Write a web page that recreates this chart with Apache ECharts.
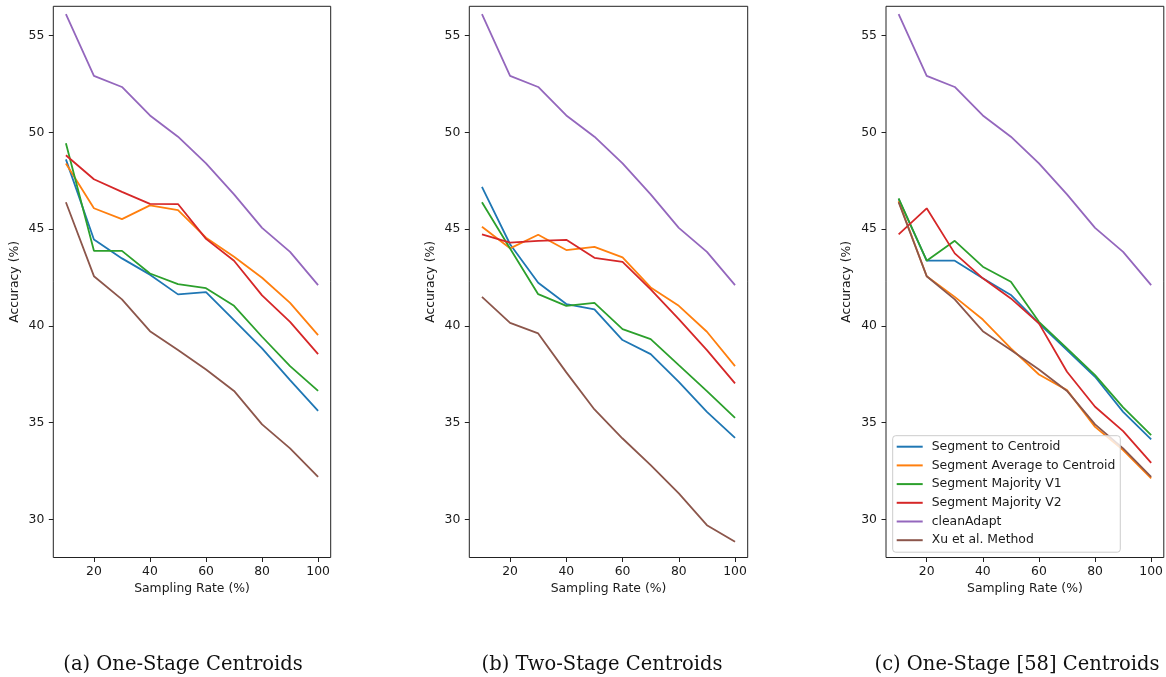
<!DOCTYPE html>
<html>
<head>
<meta charset="utf-8">
<script src="https://cdn.jsdelivr.net/npm/echarts@6/dist/echarts.min.js"></script>
<style>
html,body{margin:0;padding:0;background:#fff;}
#chart{width:1166px;height:677px;}
</style>
</head>
<body>
<div id="chart"></div>
<script>
// ---- data ----
const samplingRates = [10, 20, 30, 40, 50, 60, 70, 80, 90, 100];
const seriesNames = ['Segment to Centroid', 'Segment Average to Centroid', 'Segment Majority V1', 'Segment Majority V2', 'cleanAdapt', 'Xu et al. Method'];
const captions = ['(a) One-Stage Centroids', '(b) Two-Stage Centroids', '(c) One-Stage [58] Centroids'];
const xTicks = [20, 40, 60, 80, 100];
const yTicks = [30, 35, 40, 45, 50, 55];

const cleanAdapt = [56.12, 52.92, 52.35, 50.88, 49.78, 48.40, 46.80, 45.07, 43.83, 42.11];

// (a) One-Stage Centroids
const segCentroidA = [48.61, 44.47, 43.49, 42.65, 41.63, 41.75, 40.30, 38.84, 37.20, 35.61];
const segAverageA  = [48.40, 46.08, 45.52, 46.23, 45.99, 44.56, 43.57, 42.49, 41.19, 39.52];
const majorityV1A  = [49.44, 43.88, 43.88, 42.71, 42.16, 41.95, 41.04, 39.44, 37.92, 36.64];
const majorityV2A  = [48.82, 47.58, 46.93, 46.31, 46.30, 44.50, 43.37, 41.58, 40.21, 38.54];
const xuMethodA    = [46.39, 42.57, 41.37, 39.73, 38.75, 37.75, 36.64, 34.91, 33.67, 32.20];

// (b) Two-Stage Centroids
const segCentroidB = [47.19, 44.22, 42.23, 41.13, 40.85, 39.27, 38.54, 37.11, 35.56, 34.21];
const segAverageB  = [45.13, 44.01, 44.71, 43.92, 44.09, 43.54, 41.99, 41.04, 39.70, 37.92];
const majorityV1B  = [46.39, 44.00, 41.64, 41.04, 41.19, 39.83, 39.32, 37.97, 36.63, 35.25];
const majorityV2B  = [44.73, 44.30, 44.40, 44.45, 43.52, 43.31, 41.89, 40.35, 38.75, 37.03];
const xuMethodB    = [41.50, 40.16, 39.61, 37.60, 35.68, 34.18, 32.80, 31.34, 29.70, 28.84];

// (c) One-Stage [58] Centroids
const segCentroidC = [46.56, 43.37, 43.37, 42.46, 41.60, 40.13, 38.75, 37.37, 35.56, 34.13];
const segAverageC  = [46.45, 42.57, 41.50, 40.33, 38.84, 37.49, 36.68, 34.78, 33.58, 32.12];
const majorityV1C  = [46.59, 43.37, 44.40, 43.06, 42.28, 40.21, 38.84, 37.46, 35.79, 34.35];
const majorityV2C  = [44.73, 46.08, 43.75, 42.46, 41.42, 40.13, 37.63, 35.82, 34.56, 32.92];
const xuMethodC    = [46.39, 42.57, 41.37, 39.73, 38.75, 37.75, 36.64, 34.91, 33.67, 32.20];

// ---- styling / layout ----
const colors = ['#1f77b4', '#ff7f0e', '#2ca02c', '#d62728', '#9467bd', '#8c564b'];
const FONT = 'DejaVu Sans';
const TXT = '#1a1a1a';
const panels = [
  [segCentroidA, segAverageA, majorityV1A, majorityV2A, cleanAdapt, xuMethodA],
  [segCentroidB, segAverageB, majorityV1B, majorityV2B, cleanAdapt, xuMethodB],
  [segCentroidC, segAverageC, majorityV1C, majorityV2C, cleanAdapt, xuMethodC]
];
const gridLefts = [53.3, 469.3, 886];
const gridWidths = [277.4, 278.4, 278];
const captionCenters = [183, 602, 1017];
const LEGEND_LINE = 'path://M0,0 M0,6 L26,6 L26,8 L0,8 Z M26,14';

const grids = [], xAxes = [], yAxes = [], series = [];
panels.forEach((panel, p) => {
  grids.push({
    left: gridLefts[p], width: gridWidths[p], top: 6.3, bottom: 119.5,
    show: true, borderColor: '#222', borderWidth: 1, backgroundColor: 'transparent'
  });
  xAxes.push({
    type: 'value', gridIndex: p, min: 5.5, max: 104.5,
    name: 'Sampling Rate (%)', nameLocation: 'middle', nameGap: 25,
    nameTextStyle: {fontFamily: FONT, fontSize: 12.4, color: TXT},
    axisLine: {show: false},
    splitLine: {show: false},
    axisTick: {show: true, length: 4.5, inside: false, customValues: xTicks, lineStyle: {color: '#222', width: 1}},
    axisLabel: {customValues: xTicks, margin: 8.5, fontFamily: FONT, fontSize: 12.4, color: TXT}
  });
  yAxes.push({
    type: 'value', gridIndex: p, min: 28.03, max: 56.52,
    name: 'Accuracy (%)', nameLocation: 'middle', nameGap: 33, nameRotate: 90,
    nameTextStyle: {fontFamily: FONT, fontSize: 12.4, color: TXT},
    axisLine: {show: false},
    splitLine: {show: false},
    axisTick: {show: true, length: 4.5, inside: false, customValues: yTicks, lineStyle: {color: '#222', width: 1}},
    axisLabel: {customValues: yTicks, margin: 9, fontFamily: FONT, fontSize: 12.4, color: TXT}
  });
  panel.forEach((vals, s) => {
    series.push({
      type: 'line', name: seriesNames[s], xAxisIndex: p, yAxisIndex: p,
      data: samplingRates.map((x, i) => [x, vals[i]]),
      symbol: 'none', showSymbol: false, smooth: false, silent: true,
      lineStyle: {color: colors[s], width: 1.8},
      itemStyle: {color: colors[s]},
      emphasis: {disabled: true},
      animation: false
    });
  });
});

const chart = echarts.init(document.getElementById('chart'), null, {renderer: 'canvas'});
chart.setOption({
  animation: false,
  backgroundColor: '#fff',
  color: colors,
  grid: grids,
  xAxis: xAxes,
  yAxis: yAxes,
  series: series,
  legend: {
    data: seriesNames.map(n => ({name: n, icon: LEGEND_LINE})),
    orient: 'vertical',
    left: 892.7, top: 435.7,
    padding: [4, 5, 5, 4],
    itemWidth: 26, itemHeight: 14, itemGap: 4.7,
    selectedMode: false,
    backgroundColor: 'rgba(255,255,255,0.8)',
    borderColor: '#cccccc', borderWidth: 1, borderRadius: 3,
    textStyle: {fontFamily: FONT, fontSize: 12.4, color: TXT, padding: [0, 0, 0, 4], lineHeight: 14}
  },
  graphic: captions.map((c, i) => ({
    type: 'text', x: captionCenters[i], y: 664.5,
    style: {text: c, font: '19.5px "DejaVu Serif"', fill: '#111', textAlign: 'center', textVerticalAlign: 'middle'}
  }))
});
</script>
</body>
</html>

+ + +

*Work to do*
Your task is an exact transcription of all the data, minus the pictures.

*Exercise answer*
Write a web page that recreates this chart with Apache ECharts.
<!DOCTYPE html>
<html>
<head>
<meta charset="utf-8">
<script src="https://cdn.jsdelivr.net/npm/echarts@6/dist/echarts.min.js"></script>
<style>
html,body{margin:0;padding:0;background:#fff;}
#chart{width:1166px;height:677px;}
</style>
</head>
<body>
<div id="chart"></div>
<script>
// ---- data ----
const samplingRates = [10, 20, 30, 40, 50, 60, 70, 80, 90, 100];
const seriesNames = ['Segment to Centroid', 'Segment Average to Centroid', 'Segment Majority V1', 'Segment Majority V2', 'cleanAdapt', 'Xu et al. Method'];
const captions = ['(a) One-Stage Centroids', '(b) Two-Stage Centroids', '(c) One-Stage [58] Centroids'];
const xTicks = [20, 40, 60, 80, 100];
const yTicks = [30, 35, 40, 45, 50, 55];

const cleanAdapt = [56.12, 52.92, 52.35, 50.88, 49.78, 48.40, 46.80, 45.07, 43.83, 42.11];

// (a) One-Stage Centroids
const segCentroidA = [48.61, 44.47, 43.49, 42.65, 41.63, 41.75, 40.30, 38.84, 37.20, 35.61];
const segAverageA  = [48.40, 46.08, 45.52, 46.23, 45.99, 44.56, 43.57, 42.49, 41.19, 39.52];
const majorityV1A  = [49.44, 43.88, 43.88, 42.71, 42.16, 41.95, 41.04, 39.44, 37.92, 36.64];
const majorityV2A  = [48.82, 47.58, 46.93, 46.31, 46.30, 44.50, 43.37, 41.58, 40.21, 38.54];
const xuMethodA    = [46.39, 42.57, 41.37, 39.73, 38.75, 37.75, 36.64, 34.91, 33.67, 32.20];

// (b) Two-Stage Centroids
const segCentroidB = [47.19, 44.22, 42.23, 41.13, 40.85, 39.27, 38.54, 37.11, 35.56, 34.21];
const segAverageB  = [45.13, 44.01, 44.71, 43.92, 44.09, 43.54, 41.99, 41.04, 39.70, 37.92];
const majorityV1B  = [46.39, 44.00, 41.64, 41.04, 41.19, 39.83, 39.32, 37.97, 36.63, 35.25];
const majorityV2B  = [44.73, 44.30, 44.40, 44.45, 43.52, 43.31, 41.89, 40.35, 38.75, 37.03];
const xuMethodB    = [41.50, 40.16, 39.61, 37.60, 35.68, 34.18, 32.80, 31.34, 29.70, 28.84];

// (c) One-Stage [58] Centroids
const segCentroidC = [46.56, 43.37, 43.37, 42.46, 41.60, 40.13, 38.75, 37.37, 35.56, 34.13];
const segAverageC  = [46.45, 42.57, 41.50, 40.33, 38.84, 37.49, 36.68, 34.78, 33.58, 32.12];
const majorityV1C  = [46.59, 43.37, 44.40, 43.06, 42.28, 40.21, 38.84, 37.46, 35.79, 34.35];
const majorityV2C  = [44.73, 46.08, 43.75, 42.46, 41.42, 40.13, 37.63, 35.82, 34.56, 32.92];
const xuMethodC    = [46.39, 42.57, 41.37, 39.73, 38.75, 37.75, 36.64, 34.91, 33.67, 32.20];

// ---- styling / layout ----
const colors = ['#1f77b4', '#ff7f0e', '#2ca02c', '#d62728', '#9467bd', '#8c564b'];
const FONT = 'DejaVu Sans';
const TXT = '#1a1a1a';
const panels = [
  [segCentroidA, segAverageA, majorityV1A, majorityV2A, cleanAdapt, xuMethodA],
  [segCentroidB, segAverageB, majorityV1B, majorityV2B, cleanAdapt, xuMethodB],
  [segCentroidC, segAverageC, majorityV1C, majorityV2C, cleanAdapt, xuMethodC]
];
const gridLefts = [53.3, 469.3, 886];
const gridWidths = [277.4, 278.4, 278];
const captionCenters = [183, 602, 1017];
const LEGEND_LINE = 'path://M0,0 M0,6 L26,6 L26,8 L0,8 Z M26,14';

const grids = [], xAxes = [], yAxes = [], series = [];
panels.forEach((panel, p) => {
  grids.push({
    left: gridLefts[p], width: gridWidths[p], top: 6.3, bottom: 119.5,
    show: true, borderColor: '#222', borderWidth: 1, backgroundColor: 'transparent'
  });
  xAxes.push({
    type: 'value', gridIndex: p, min: 5.5, max: 104.5,
    name: 'Sampling Rate (%)', nameLocation: 'middle', nameGap: 25,
    nameTextStyle: {fontFamily: FONT, fontSize: 12.4, color: TXT},
    axisLine: {show: false},
    splitLine: {show: false},
    axisTick: {show: true, length: 4.5, inside: false, customValues: xTicks, lineStyle: {color: '#222', width: 1}},
    axisLabel: {customValues: xTicks, margin: 8.5, fontFamily: FONT, fontSize: 12.4, color: TXT}
  });
  yAxes.push({
    type: 'value', gridIndex: p, min: 28.03, max: 56.52,
    name: 'Accuracy (%)', nameLocation: 'middle', nameGap: 33, nameRotate: 90,
    nameTextStyle: {fontFamily: FONT, fontSize: 12.4, color: TXT},
    axisLine: {show: false},
    splitLine: {show: false},
    axisTick: {show: true, length: 4.5, inside: false, customValues: yTicks, lineStyle: {color: '#222', width: 1}},
    axisLabel: {customValues: yTicks, margin: 9, fontFamily: FONT, fontSize: 12.4, color: TXT}
  });
  panel.forEach((vals, s) => {
    series.push({
      type: 'line', name: seriesNames[s], xAxisIndex: p, yAxisIndex: p,
      data: samplingRates.map((x, i) => [x, vals[i]]),
      symbol: 'none', showSymbol: false, smooth: false, silent: true,
      lineStyle: {color: colors[s], width: 1.8},
      itemStyle: {color: colors[s]},
      emphasis: {disabled: true},
      animation: false
    });
  });
});

const chart = echarts.init(document.getElementById('chart'), null, {renderer: 'canvas'});
chart.setOption({
  animation: false,
  backgroundColor: '#fff',
  color: colors,
  grid: grids,
  xAxis: xAxes,
  yAxis: yAxes,
  series: series,
  legend: {
    data: seriesNames.map(n => ({name: n, icon: LEGEND_LINE})),
    orient: 'vertical',
    left: 892.7, top: 435.7,
    padding: [4, 5, 5, 4],
    itemWidth: 26, itemHeight: 14, itemGap: 4.7,
    selectedMode: false,
    backgroundColor: 'rgba(255,255,255,0.8)',
    borderColor: '#cccccc', borderWidth: 1, borderRadius: 3,
    textStyle: {fontFamily: FONT, fontSize: 12.4, color: TXT, padding: [0, 0, 0, 4], lineHeight: 14}
  },
  graphic: captions.map((c, i) => ({
    type: 'text', x: captionCenters[i], y: 664.5,
    style: {text: c, font: '19.5px "DejaVu Serif"', fill: '#111', textAlign: 'center', textVerticalAlign: 'middle'}
  }))
});
</script>
</body>
</html>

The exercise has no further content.